Aliás, essa ligação da saúde pública com o crime de contrabando de cigarros não é algo simplesmente abstrato, conforme demonstrou o voto que abriu a divergência (ao citar Cleber Pinto da Silva, em Caracterização e Avaliação da Qualidade dos Cigarros Contrabandeados no Brasil):   

“A preocupação com a saúde pública, em se tratando de crimes dessa jaez, não consubstancia uma ilação vazia, destituída de base científica, pois, ainda que o fumo, em sentido geral, seja uma prática maléfica à saúde, há estudo comprovando que os cigarros contrabandeados, em geral, ostentam uma carga de substâncias nocivas superior àqueles vendidos regularmente no Brasil, além do que apresentam algum tipo de contaminante dos tipos fungos, fragmentos de insetos, gramíneas ou ácaros acima do indicado como boas práticas de higiene pela ANVISA.”

Ainda assim, o STJ avançou no tema.

O Tribunal partiu de considerações de ordem pragmática, para considerar que as apreensões de até 1.000 maços de cigarro representam um pequeno volume (não chegam a atingir 0,6%) no total das apreensões executadas, mas elas terminam por gerar uma sobrecarrega na Justiça Federal e nos demais órgãos de persecução (Ministério Público Federal e polícia federal), sobretudo na região de fronteira, com inúmeros inquéritos policiais e outros feitos criminais derivados de apreensões inexpressivas.

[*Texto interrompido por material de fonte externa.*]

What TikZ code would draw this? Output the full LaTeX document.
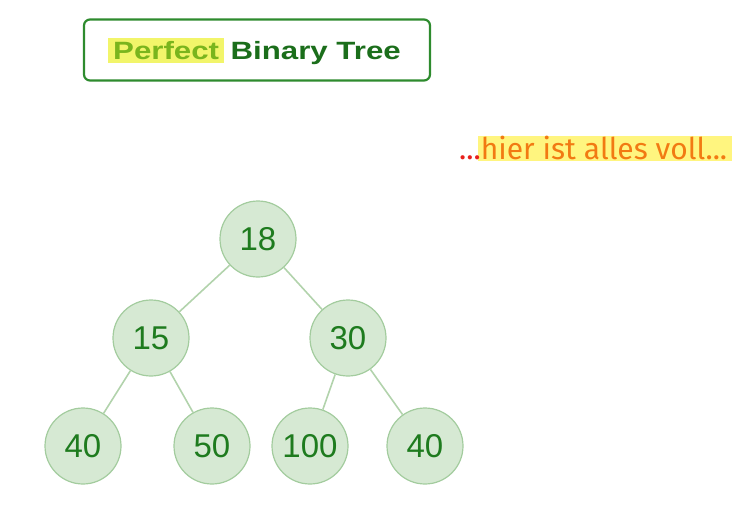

Essa consideração levou o STJ a reputar que as apreensões de até 1.000 maços de cigarros (de importação/exportação proibida) devem ser tratadas dentro do princípio da insignificância, salvo se houver reiteração da conduta.

A decisão do STJ, portanto, não trabalhou a teoria do crime de uma forma técnica.

A rigor, a tipicidade pode ser analisada do ponto de vista formal e material. A tipicidade formal é a simples descrição da lei; é o tipo penal tal como enunciado nas regras jurídicas. A tipicidade material, por sua vez, trabalha com uma ofensa real ao bem jurídico protegido. Se essa ofensa não existe, o fato não é típico (não há tipicidade material) e o acontecimento não pode ser tido como criminoso.

Então, pela teoria do crime, se um fato é insignificante, não há crime, de modo que o STJ acabou de fixar que a apreensão de até 1.000 maços de cigarros de importação/exportação proibida não caracteriza o tipo penal do contrabando (art. 334-A do CP) – o que representou uma verdadeira mudança no entendimento até então aplicado naquele Tribunal.

Sucedeu, entretanto, que esse mesmo STJ, ao fixar a tese ora enunciada, admitiu a não aplicação do princípio da insignificância caso o agente – mesmo que limitado aos 1.000 maços de cigarros proibidos – tenha agido com reiteração criminosa.

A rigor, o STJ admite a aplicação de elementos externos ao fato para analisar a incidência ou não do princípio da insignificância.       

De resto, a apreensão de até 1.000 maços de cigarros proibidos, embora não seja em princípio considerada crime, continua a caracterizar uma infração administrativa, com a apreensão e a destruição das mercadorias.  

Dispositivos

Código Penal
Art. 334-A. Importar ou exportar mercadoria proibida: (Incluído pela Lei nº 13.008, de 26.6.2014)
Pena - reclusão, de 2 (dois) a 5 (cinco) anos. (Incluído pela Lei nº 13.008, de 26.6.2014)
§ 1º Incorre na mesma pena quem: (Incluído pela Lei nº 13.008, de 26.6.2014)
I - pratica fato assimilado, em lei especial, a contrabando; (Incluído pela Lei nº 13.008, de 26.6.2014)
II - importa ou exporta clandestinamente mercadoria que dependa de registro, análise ou autorização de órgão público competente; (Incluído pela Lei nº 13.008, de 26.6.2014)
III - reinsere no território nacional mercadoria brasileira destinada à exportação; (Incluído pela Lei nº 13.008, de 26.6.2014)
IV - vende, expõe à venda, mantém em depósito ou, de qualquer forma, utiliza em proveito próprio ou alheio, no exercício de atividade comercial ou industrial, mercadoria proibida pela lei brasileira; (Incluído pela Lei nº 13.008, de 26.6.2014)
V - adquire, recebe ou oculta, em proveito próprio ou alheio, no exercício de atividade comercial ou industrial, mercadoria proibida pela lei brasileira.  (Incluído pela Lei nº 13.008, de 26.6.2014)
§ 2º - Equipara-se às atividades comerciais, para os efeitos deste artigo, qualquer forma de comércio irregular ou clandestino de mercadorias estrangeiras, inclusive o exercido em residências. (Incluído pela Lei nº 4.729, de 14.7.1965)
§ 3º A pena aplica-se em dobro se o crime de contrabando é praticado em transporte aéreo, marítimo ou fluvial. (Incluído pela Lei nº 13.008, de 26.6.2014)

Recurso Repetitivo, Tema 1143. Contrabando de cigarros. Possibilidade de aplicação do princípio da insignificância. Limite de 1.000 maços de cigarros. Reiteração delitiva. Considerações. STJ, REsp 1.971.993-SP, julgado em 13/09/2023, Informativo 787.